## What you have to do
Give nothing except the number of lines containing the word "that".
* * * *
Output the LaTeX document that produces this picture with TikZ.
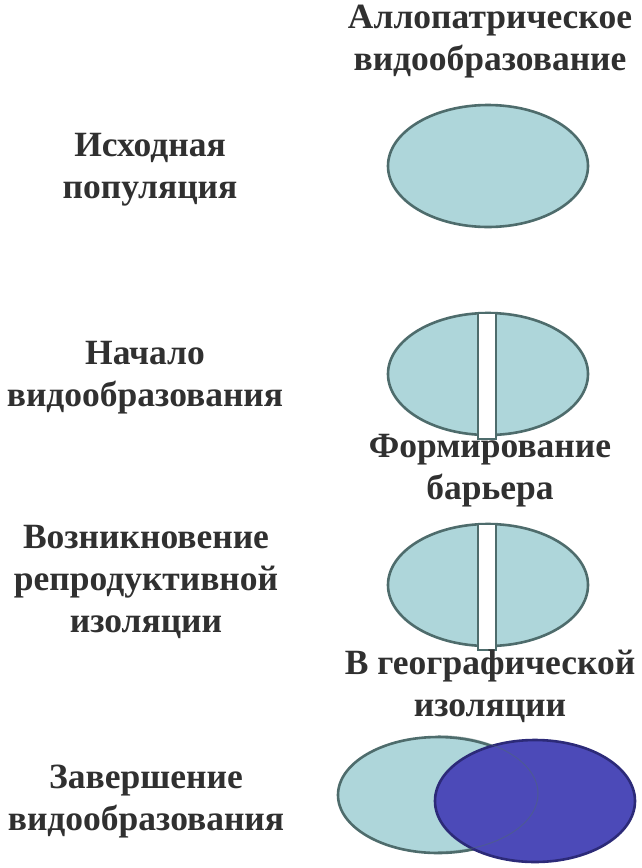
\documentclass[tikz,border=0pt]{standalone}
\usepackage{fontspec}
\setmainfont{Liberation Serif}
\usetikzlibrary{shapes.geometric,positioning}

\definecolor{popfill}{RGB}{174,214,218}
\definecolor{popline}{RGB}{78,108,108}
\definecolor{newfill}{RGB}{76,74,184}
\definecolor{newline}{RGB}{44,42,120}
\definecolor{txt}{RGB}{48,48,48}

\tikzset{
  pop/.style={ellipse,draw=popline,fill=popfill,line width=2.6pt,
    minimum width=200pt,minimum height=122pt,inner sep=0pt},
  newpop/.style={pop,draw=newline,fill=newfill},
  barrier/.style={rectangle,draw=popline,fill=white,line width=1.8pt,
    minimum width=18pt,inner sep=0pt},
  lbl/.style={align=center,text=txt,font=\fontsize{35.5}{42}\selectfont\bfseries}
}

\begin{document}
\begin{tikzpicture}[x=1pt,y=-1pt]
    \useasboundingbox[fill=white] (0,0) rectangle (642,868);

    % populations
    \node[pop] (P1) at (488,166) {};
    \node[pop] (P2) at (488,374) {};
    \node[barrier,minimum height=126pt] (B2) at (487,376) {};
    \node[pop] (P3) at (488,585) {};
    \node[barrier,minimum height=126pt] (B3) at (487,587) {};
    \node[pop,minimum height=116pt] (P4) at (438,795) {};
    \node[newpop] (P5) at (535,801) {};
    \draw[popline,line width=1pt,opacity=0.45] (P4.north) arc[start angle=90,end angle=-90,x radius=100,y radius=-58];

    % labels
    \node[lbl] (T) at (490,42) {Аллопатрическое\\видообразование};
    \node[lbl] (L1) at (150,170) {Исходная\\популяция};
    \node[lbl] (L2) at (145,378) {Начало\\видообразования};
    \node[lbl] (L3) at (146,582) {Возникновение\\репродуктивной\\изоляции};
    \node[lbl] (L4) at (146,802) {Завершение\\видообразования};
    \node[lbl] (R1) at (490,471) {Формирование\\барьера};
    \node[lbl] (R2) at (490,686) {В географической\\изоляции};

  \end{tikzpicture}
\end{document}
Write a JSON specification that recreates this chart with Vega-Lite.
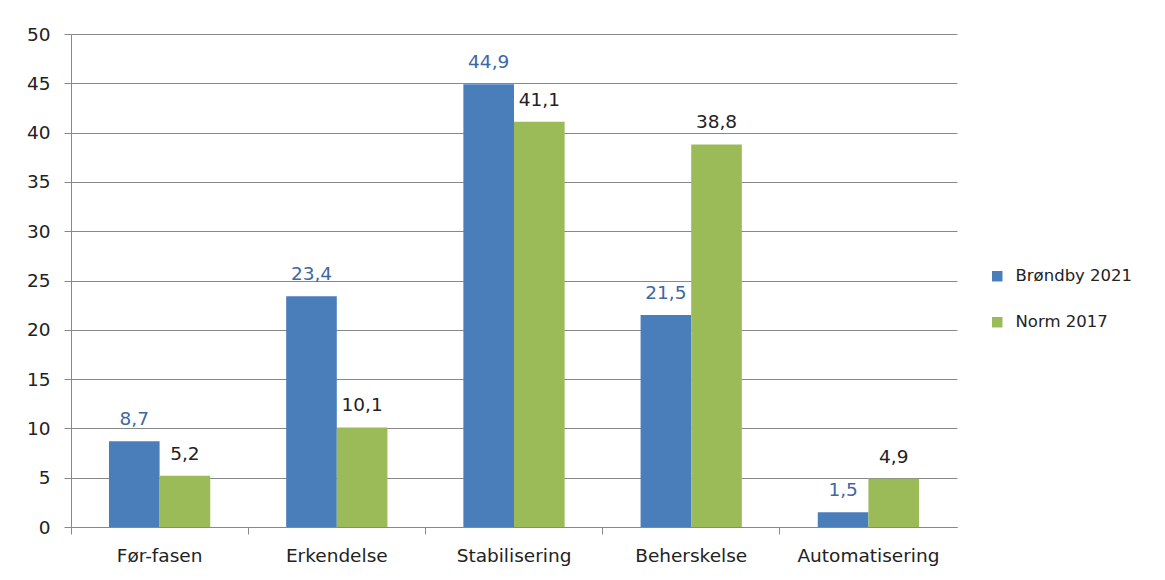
{
  "$schema": "https://vega.github.io/schema/vega-lite/v6.json",
  "autosize": "none",
  "width": 886,
  "height": 493,
  "padding": {"left": 71, "top": 34, "right": 208, "bottom": 53},
  "background": "white",
  "config": {
    "locale": {"number": {"decimal": ",", "thousands": ".", "grouping": [3], "currency": ["", " kr"]}},
    "font": "DejaVu Sans",
    "view": {"stroke": null},
    "axis": {"labelFont": "DejaVu Sans", "labelFontSize": 18.5, "labelColor": "#222"}
  },
  "data": {
    "values": [
      {"fase": "Før-fasen", "serie": "Brøndby 2021", "v": 8.7},
      {"fase": "Før-fasen", "serie": "Norm 2017", "v": 5.2},
      {"fase": "Erkendelse", "serie": "Brøndby 2021", "v": 23.4},
      {"fase": "Erkendelse", "serie": "Norm 2017", "v": 10.1},
      {"fase": "Stabilisering", "serie": "Brøndby 2021", "v": 44.9},
      {"fase": "Stabilisering", "serie": "Norm 2017", "v": 41.1},
      {"fase": "Beherskelse", "serie": "Brøndby 2021", "v": 21.5},
      {"fase": "Beherskelse", "serie": "Norm 2017", "v": 38.8},
      {"fase": "Automatisering", "serie": "Brøndby 2021", "v": 1.5},
      {"fase": "Automatisering", "serie": "Norm 2017", "v": 4.9}
    ]
  },
  "encoding": {
    "x": {
      "field": "fase", "type": "nominal", "sort": null,
      "scale": {"paddingInner": 0, "paddingOuter": 0},
      "axis": {"title": null, "labelAngle": 0, "bandPosition": 0, "labelPadding": 12, "tickSize": 7, "tickColor": "#888", "domainColor": "#888", "labelAlign": "center"}
    },
    "xOffset": {"field": "serie", "type": "nominal", "scale": {"paddingInner": 0, "paddingOuter": 0.75}},
    "y": {
      "field": "v", "type": "quantitative",
      "scale": {"domain": [0, 50], "nice": false},
      "axis": {"title": null, "values": [0,5,10,15,20,25,30,35,40,45,50], "format": "d", "tickSize": 7, "tickColor": "#888", "domainColor": "#888", "gridColor": "#888", "gridWidth": 1, "labelPadding": 14}
    }
  },
  "layer": [
    {
      "mark": {"type": "bar"},
      "encoding": {
        "color": {
          "field": "serie", "type": "nominal",
          "scale": {"domain": ["Brøndby 2021", "Norm 2017"], "range": ["#4a7ebb", "#9bbb59"]},
          "legend": {"title": null, "orient": "none", "legendX": 918, "legendY": 234, "symbolType": "square", "symbolSize": 110, "symbolStrokeWidth": 0, "labelFontSize": 16.5, "labelFont": "DejaVu Sans", "labelColor": "#222", "rowPadding": 29, "labelOffset": 10}
        }
      }
    },
    {
      "mark": {"type": "text", "baseline": "alphabetic", "dy": -16, "fontSize": 18.5},
      "encoding": {
        "text": {"field": "v", "type": "quantitative", "format": ".1f"},
        "color": {"field": "serie", "type": "nominal", "scale": {"domain": ["Brøndby 2021", "Norm 2017"], "range": ["#3e67a3", "#222222"]}, "legend": null}
      }
    }
  ],
  "resolve": {"scale": {"color": "independent"}}
}
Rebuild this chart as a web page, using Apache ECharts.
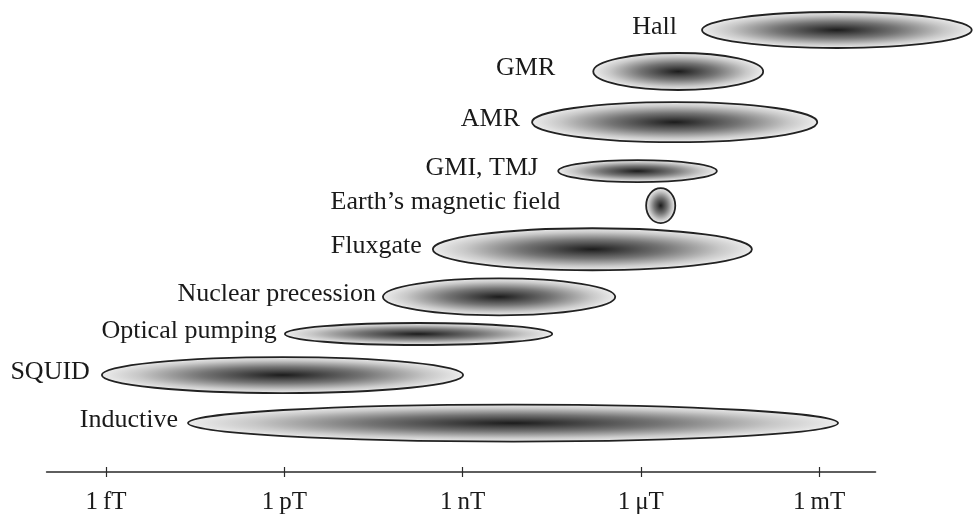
<!DOCTYPE html>
<html>
<head>
<meta charset="utf-8">
<script src="https://cdn.jsdelivr.net/npm/echarts@6/dist/echarts.min.js"></script>
<style>html,body{margin:0;padding:0;background:#fff}#c{width:973px;height:520px}</style>
</head>
<body>
<div id="c"></div>
<script>
// ---- data (log10 of field in tesla) ----
const sensors = ['Hall', 'GMR', 'AMR', 'GMI, TMJ', 'Earth\u2019s magnetic field', 'Fluxgate', 'Nuclear precession', 'Optical pumping', 'SQUID', 'Inductive'];
const rangeLow  = [-4.97, -6.80, -7.83, -7.39, -5.91, -9.50, -10.34, -11.99, -15.07, -13.62];
const rangeHigh = [-0.43, -3.94, -3.03, -4.72, -5.42, -4.13, -6.43, -7.49, -8.99, -2.68];
const rowLevel  = [0, 0.95, 2.11, 3.23, 4.02, 5.02, 6.11, 6.96, 7.90, 9.0];
const tickValues = [-15, -12, -9, -6, -3];
const tickLabels = ['1\u2009fT', '1\u2009pT', '1\u2009nT', '1\u2009\u03bcT', '1\u2009mT'];

// ---- styling ----
const ellipseHeight = [36, 37, 40, 22, 35, 42, 37, 22, 36, 37];
const labelGap = [25, 38, 12, 20, 86, 11, 7, 8, 12, 10];
const serif = '"Liberation Serif", "DejaVu Serif", serif';

const chart = echarts.init(document.getElementById('c'), null, {renderer: 'canvas'});
const data = sensors.map((s, i) => [rangeLow[i], rangeHigh[i], rowLevel[i]]);

chart.setOption({
  animation: false,
  backgroundColor: '#fff',
  grid: {left: 46.6, right: 97.5, top: 30, bottom: 48},
  xAxis: [{
    type: 'value', min: -16, max: -2.05, position: 'bottom',
    splitLine: {show: false},
    axisLine: {show: true, onZero: false, lineStyle: {color: '#2a2a2a', width: 1.6}},
    axisTick: {show: true, length: 5, customValues: tickValues, lineStyle: {color: '#2a2a2a', width: 1.2}},
    axisLabel: {
      show: true, customValues: tickValues, margin: 18,
      fontFamily: serif, fontSize: 25, color: '#1a1a1a',
      formatter: v => { const k = tickValues.indexOf(Math.round(v)); return k >= 0 ? tickLabels[k] : ''; }
    }
  }, {
    type: 'value', min: -16, max: -2.05, position: 'bottom', offset: 0,
    splitLine: {show: false},
    axisLine: {show: false, onZero: false},
    axisTick: {show: true, inside: true, length: 5, customValues: tickValues, lineStyle: {color: '#2a2a2a', width: 1.2}},
    axisLabel: {show: false}
  }],
  yAxis: {
    type: 'value', min: 0, max: 10.12, inverse: true, show: false
  },
  series: [{
    type: 'custom',
    clip: false,
    xAxisIndex: 0,
    data: data,
    renderItem: function (params, api) {
      const i = params.dataIndex;
      const p0 = api.coord([api.value(0), api.value(2)]);
      const p1 = api.coord([api.value(1), api.value(2)]);
      const cx = (p0[0] + p1[0]) / 2, cy = p0[1];
      const rx = (p1[0] - p0[0]) / 2, ry = ellipseHeight[i] / 2;
      const outline = 'M' + (cx - rx) + ' ' + cy +
        ' A' + rx + ' ' + ry + ' 0 1 0 ' + (cx + rx) + ' ' + cy +
        ' A' + rx + ' ' + ry + ' 0 1 0 ' + (cx - rx) + ' ' + cy + ' Z';
      return {
        type: 'group',
        children: [{
          type: 'circle',
          x: cx, y: cy, scaleX: 1, scaleY: ry / rx,
          shape: {cx: 0, cy: 0, r: rx},
          style: {
            fill: new echarts.graphic.RadialGradient(0.5, 0.5, 0.5, [
              {offset: 0, color: '#1c1c1c'},
              {offset: 0.45, color: '#747474'},
              {offset: 0.8, color: '#c8c8c8'},
              {offset: 1, color: '#ececec'}
            ]),
            stroke: null
          }
        }, {
          type: 'path',
          shape: {pathData: outline},
          style: {fill: null, stroke: '#222222', lineWidth: 1.8}
        }, {
          type: 'text',
          x: p0[0] - labelGap[i], y: cy - 3,
          style: {
            text: sensors[i], font: '26px ' + serif, fill: '#1a1a1a',
            align: 'right', verticalAlign: 'middle'
          }
        }]
      };
    }
  }]
});
</script>
</body>
</html>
* * * *
## Reply to the exercise
2